The construction industry faces productivity stagnation, skilled labor shortages, and safety concerns. While robotic automation offers solutions, construction robots struggle to adapt to unstructured, dynamic sites. Central to this is improvisation, adapting to unexpected situations through creative problem-solving, which remains predominantly human. In construction's unpredictable environments, collaborative human-robot improvisation is essential for workflow continuity. This research develops a six-level taxonomy classifying human-robot collaboration (HRC) based on improvisation capabilities. Through systematic review of 214 articles (2010-2025), we categorize construction robotics across: Manual Work (Level 0), Human-Controlled Execution (Level 1), Adaptive Manipulation (Level 2), Imitation Learning (Level 3), Human-in-Loop BIM Workflow (Level 4), Cloud-Based Knowledge Integration (Level 5), and True Collaborative Improvisation (Level 6). Analysis reveals current research concentrates at lower levels, with critical gaps in experiential learning and limited progression toward collaborative improvisation. A five-dimensional radar framework illustrates progressive evolution of Planning, Cognitive Role, Physical Execution, Learning Capability, and Improvisation, demonstrating how complementary human-robot capabilities create team performance exceeding individual contributions. The research identifies three fundamental barriers: technical limitations in grounding and dialogic reasoning, conceptual gaps between human improvisation and robotics research, and methodological challenges. We recommend future research emphasizing improved human-robot communication via Augmented/Virtual Reality interfaces, large language model integration, and cloud-based knowledge systems to advance toward true collaborative improvisation.

翻译：建筑业面临生产力停滞、熟练劳动力短缺及安全隐患等问题。
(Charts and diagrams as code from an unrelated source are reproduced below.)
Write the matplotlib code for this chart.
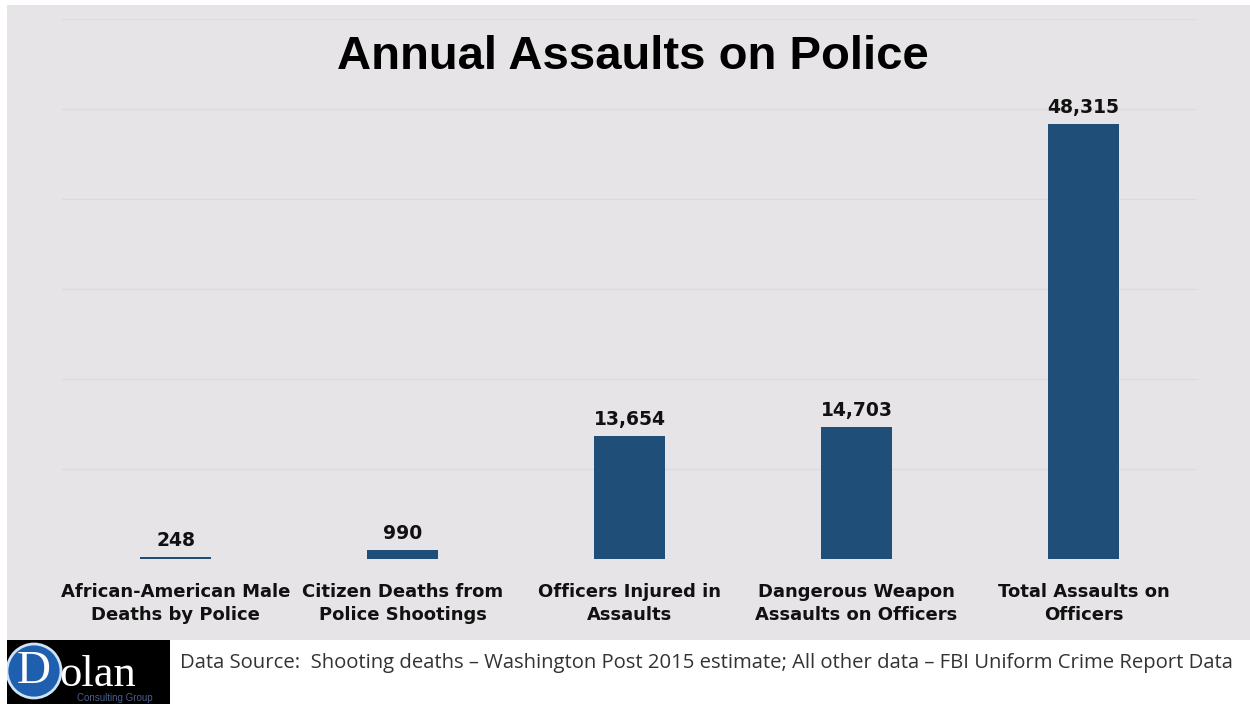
import matplotlib
matplotlib.use("Agg")
import matplotlib.pyplot as plt
from matplotlib.patches import Rectangle, Circle

# Data
categories = ["African-American Male\nDeaths by Police",
              "Citizen Deaths from\nPolice Shootings",
              "Officers Injured in\nAssaults",
              "Dangerous Weapon\nAssaults on Officers",
              "Total Assaults on\nOfficers"]
values = [248, 990, 13654, 14703, 48315]
value_labels = ["248", "990", "13,654", "14,703", "48,315"]

title = "Annual Assaults on Police"
source = ("Data Source:  Shooting deaths \u2013 Washington Post 2015 estimate; "
          "All other data \u2013 FBI Uniform Crime Report Data")

bg = "#e6e4e6"
bar_color = "#1f4e79"

W, H = 1250, 704
fig = plt.figure(figsize=(12.5, 7.04), dpi=100, facecolor="white")

# gray slide panel (behind everything)
fig.patches.append(Rectangle((7 / W, (H - 640) / H), (W - 7) / W, (640 - 5) / H,
                             transform=fig.transFigure, facecolor=bg,
                             edgecolor="none", zorder=-10))

ax = fig.add_axes([62 / W, 145 / H, 1135 / W, 540 / H])
ax.set_facecolor(bg)
x = range(len(categories))
bars = ax.bar(x, values, width=0.31, color=bar_color, zorder=2)

ax.set_xlim(-0.5, 4.5)
ax.set_ylim(0, 60000)
ax.set_yticks(range(0, 60001, 10000))
ax.yaxis.grid(True, color="#dcdadc", linewidth=1)
ax.set_axisbelow(True)
ax.tick_params(axis="y", left=False, labelleft=False)
ax.tick_params(axis="x", length=0, pad=17)
ax.set_xticks(list(x))
ax.set_xticklabels(categories, fontsize=13, fontweight="bold",
                   family="DejaVu Sans", color="#111111", linespacing=1.4)
for s in ax.spines.values():
    s.set_visible(False)

for b, lab in zip(bars, value_labels):
    ax.annotate(lab, (b.get_x() + b.get_width() / 2, b.get_height()),
                xytext=(0, 5), textcoords="offset points", ha="center",
                va="bottom", fontsize=13.5, fontweight="bold",
                family="DejaVu Sans", color="#111111")

fig.text(633 / W, (H - 57) / H, title, ha="center", va="center",
         fontsize=34, fontweight="bold", family="Liberation Sans", color="black")

# source line
fig.text(180 / W, (H - 663) / H, source, ha="left", va="center",
         fontsize=14.6, family="Open Sans", color="#333333")

# logo
logo_ax = fig.add_axes([7 / W, 0, 163 / W, 64 / H])
logo_ax.set_xlim(0, 163)
logo_ax.set_ylim(0, 64)
logo_ax.axis("off")
logo_ax.add_patch(Rectangle((0, 0), 163, 64, facecolor="black", edgecolor="none"))
logo_ax.add_patch(Circle((27, 33), 27, facecolor="#1f5fb0", edgecolor="#cfe3f7",
                         linewidth=2))
logo_ax.text(27, 32, "D", ha="center", va="center", fontsize=34,
             family="Liberation Serif", color="white")
logo_ax.text(52, 29, "olan", ha="left", va="center", fontsize=32,
             family="Liberation Serif", color="white")
logo_ax.text(70, 1, "Consulting Group", ha="left", va="bottom", fontsize=7,
             family="Liberation Sans", color="#4a5f8a")

fig.savefig("out.png", dpi=100, facecolor="white")
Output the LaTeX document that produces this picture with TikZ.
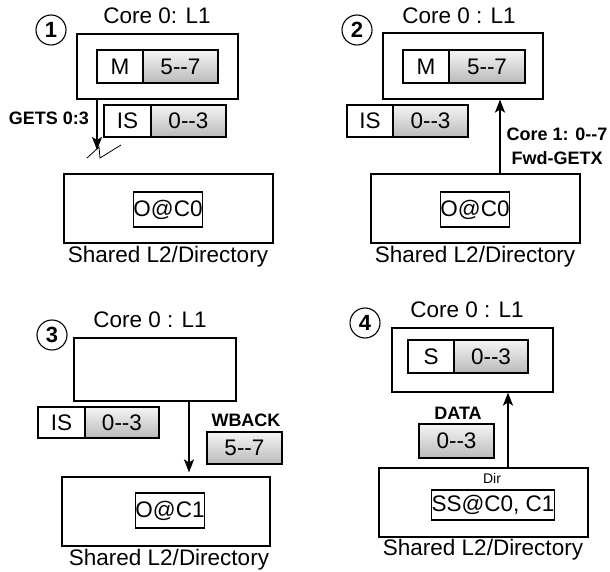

机器人自动化虽提供解决方案，但建造机器人在适应非结构化动态工地时仍存在困难。其核心在于即兴能力——通过创造性问题解决适应意外情境的能力，这目前仍主要依赖人类。在建造业不可预测的环境中，人机协同即兴对于工作流连续性至关重要。本研究构建了一个基于即兴能力的六级分类体系，对人机协作进行系统划分。通过对214篇文献（2010-2025年）的系统综述，我们将建造机器人技术划分为：人工操作（0级）、人控执行（1级）、自适应操控（2级）、模仿学习（3级）、人在环BIM工作流（4级）、云端知识集成（5级）及真协同即兴（6级）。分析表明当前研究集中于较低层级，在经验学习方面存在显著空白，向协同即兴的演进有限。我们提出五维雷达框架，从规划、认知角色、物理执行、学习能力与即兴性五个维度展示渐进演化路径，论证了互补性人机能力如何创造超越个体贡献的团队效能。研究识别出三大根本障碍：具身认知与对话推理的技术局限、人类即兴行为与机器人研究间的概念鸿沟，以及方法论挑战。建议未来研究应着重通过增强/虚拟现实界面、大语言模型集成及云端知识系统来改进人机通信，以推动实现真正的协同即兴。